> Problem description: Print exactly the lines from the first one down to the line that contains "(0,0) rectangle (825,470);", both included, and skip the pictures.

> Data provided:
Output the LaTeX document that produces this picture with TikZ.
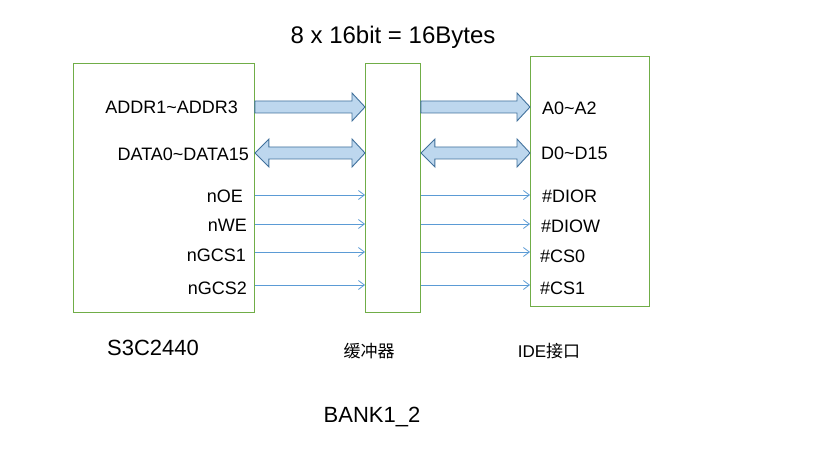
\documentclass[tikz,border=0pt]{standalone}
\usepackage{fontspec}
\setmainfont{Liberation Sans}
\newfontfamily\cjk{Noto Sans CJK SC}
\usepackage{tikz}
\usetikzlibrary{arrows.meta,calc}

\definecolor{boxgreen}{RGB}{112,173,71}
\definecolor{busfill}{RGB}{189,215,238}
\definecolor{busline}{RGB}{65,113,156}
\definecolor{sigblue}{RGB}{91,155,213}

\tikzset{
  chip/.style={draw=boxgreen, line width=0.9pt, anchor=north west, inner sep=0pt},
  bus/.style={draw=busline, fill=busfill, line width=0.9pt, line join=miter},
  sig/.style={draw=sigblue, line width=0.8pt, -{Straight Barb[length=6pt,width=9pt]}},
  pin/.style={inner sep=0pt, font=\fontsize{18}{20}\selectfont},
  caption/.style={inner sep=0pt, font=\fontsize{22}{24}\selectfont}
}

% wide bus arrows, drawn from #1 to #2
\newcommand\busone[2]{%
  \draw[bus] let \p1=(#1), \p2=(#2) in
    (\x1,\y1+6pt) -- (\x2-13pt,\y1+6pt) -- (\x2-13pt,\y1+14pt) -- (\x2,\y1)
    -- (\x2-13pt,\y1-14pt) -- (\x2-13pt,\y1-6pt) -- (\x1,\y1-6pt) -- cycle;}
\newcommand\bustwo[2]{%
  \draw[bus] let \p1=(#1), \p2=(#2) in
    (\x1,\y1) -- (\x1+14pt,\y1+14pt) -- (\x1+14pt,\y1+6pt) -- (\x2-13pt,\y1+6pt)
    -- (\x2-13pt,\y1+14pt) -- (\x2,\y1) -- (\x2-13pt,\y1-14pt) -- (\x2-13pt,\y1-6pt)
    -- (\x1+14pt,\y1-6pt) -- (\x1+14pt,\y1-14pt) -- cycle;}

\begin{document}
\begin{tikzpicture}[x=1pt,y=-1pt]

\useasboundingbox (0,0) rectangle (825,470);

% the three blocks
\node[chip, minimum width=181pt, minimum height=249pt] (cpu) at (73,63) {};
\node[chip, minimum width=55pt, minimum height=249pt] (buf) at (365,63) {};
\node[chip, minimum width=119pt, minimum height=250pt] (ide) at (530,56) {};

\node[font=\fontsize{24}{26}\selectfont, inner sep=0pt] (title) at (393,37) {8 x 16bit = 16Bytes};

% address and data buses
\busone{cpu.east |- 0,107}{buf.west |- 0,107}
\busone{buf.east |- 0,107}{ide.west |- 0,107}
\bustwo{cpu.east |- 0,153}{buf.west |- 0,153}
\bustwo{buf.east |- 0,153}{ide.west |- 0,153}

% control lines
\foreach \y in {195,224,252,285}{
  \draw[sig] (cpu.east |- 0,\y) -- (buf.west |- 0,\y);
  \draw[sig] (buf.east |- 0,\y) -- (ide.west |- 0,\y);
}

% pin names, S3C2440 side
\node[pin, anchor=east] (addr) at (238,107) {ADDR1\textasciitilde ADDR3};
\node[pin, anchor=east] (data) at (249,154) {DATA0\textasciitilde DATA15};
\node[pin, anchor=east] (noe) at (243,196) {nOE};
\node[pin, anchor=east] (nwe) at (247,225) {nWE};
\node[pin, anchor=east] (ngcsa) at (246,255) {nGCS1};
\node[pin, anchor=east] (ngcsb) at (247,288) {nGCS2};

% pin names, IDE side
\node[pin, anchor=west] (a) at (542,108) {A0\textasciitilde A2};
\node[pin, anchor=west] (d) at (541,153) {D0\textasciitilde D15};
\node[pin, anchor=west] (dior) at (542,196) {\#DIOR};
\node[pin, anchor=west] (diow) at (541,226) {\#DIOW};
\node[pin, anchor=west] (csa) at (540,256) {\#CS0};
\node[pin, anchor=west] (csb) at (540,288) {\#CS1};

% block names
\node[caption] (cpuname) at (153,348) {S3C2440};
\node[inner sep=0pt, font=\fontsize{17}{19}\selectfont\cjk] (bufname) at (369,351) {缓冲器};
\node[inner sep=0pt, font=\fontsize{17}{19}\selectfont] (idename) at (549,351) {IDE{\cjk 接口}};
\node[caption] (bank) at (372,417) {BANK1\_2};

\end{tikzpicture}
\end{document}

> Output for this exercise:
Output the LaTeX document that produces this picture with TikZ.
\documentclass[tikz,border=0pt]{standalone}
\usepackage{fontspec}
\setmainfont{Liberation Sans}
\newfontfamily\cjk{Noto Sans CJK SC}
\usepackage{tikz}
\usetikzlibrary{arrows.meta,calc}

\definecolor{boxgreen}{RGB}{112,173,71}
\definecolor{busfill}{RGB}{189,215,238}
\definecolor{busline}{RGB}{65,113,156}
\definecolor{sigblue}{RGB}{91,155,213}

\tikzset{
  chip/.style={draw=boxgreen, line width=0.9pt, anchor=north west, inner sep=0pt},
  bus/.style={draw=busline, fill=busfill, line width=0.9pt, line join=miter},
  sig/.style={draw=sigblue, line width=0.8pt, -{Straight Barb[length=6pt,width=9pt]}},
  pin/.style={inner sep=0pt, font=\fontsize{18}{20}\selectfont},
  caption/.style={inner sep=0pt, font=\fontsize{22}{24}\selectfont}
}

% wide bus arrows, drawn from #1 to #2
\newcommand\busone[2]{%
  \draw[bus] let \p1=(#1), \p2=(#2) in
    (\x1,\y1+6pt) -- (\x2-13pt,\y1+6pt) -- (\x2-13pt,\y1+14pt) -- (\x2,\y1)
    -- (\x2-13pt,\y1-14pt) -- (\x2-13pt,\y1-6pt) -- (\x1,\y1-6pt) -- cycle;}
\newcommand\bustwo[2]{%
  \draw[bus] let \p1=(#1), \p2=(#2) in
    (\x1,\y1) -- (\x1+14pt,\y1+14pt) -- (\x1+14pt,\y1+6pt) -- (\x2-13pt,\y1+6pt)
    -- (\x2-13pt,\y1+14pt) -- (\x2,\y1) -- (\x2-13pt,\y1-14pt) -- (\x2-13pt,\y1-6pt)
    -- (\x1+14pt,\y1-6pt) -- (\x1+14pt,\y1-14pt) -- cycle;}

\begin{document}
\begin{tikzpicture}[x=1pt,y=-1pt]

\useasboundingbox (0,0) rectangle (825,470);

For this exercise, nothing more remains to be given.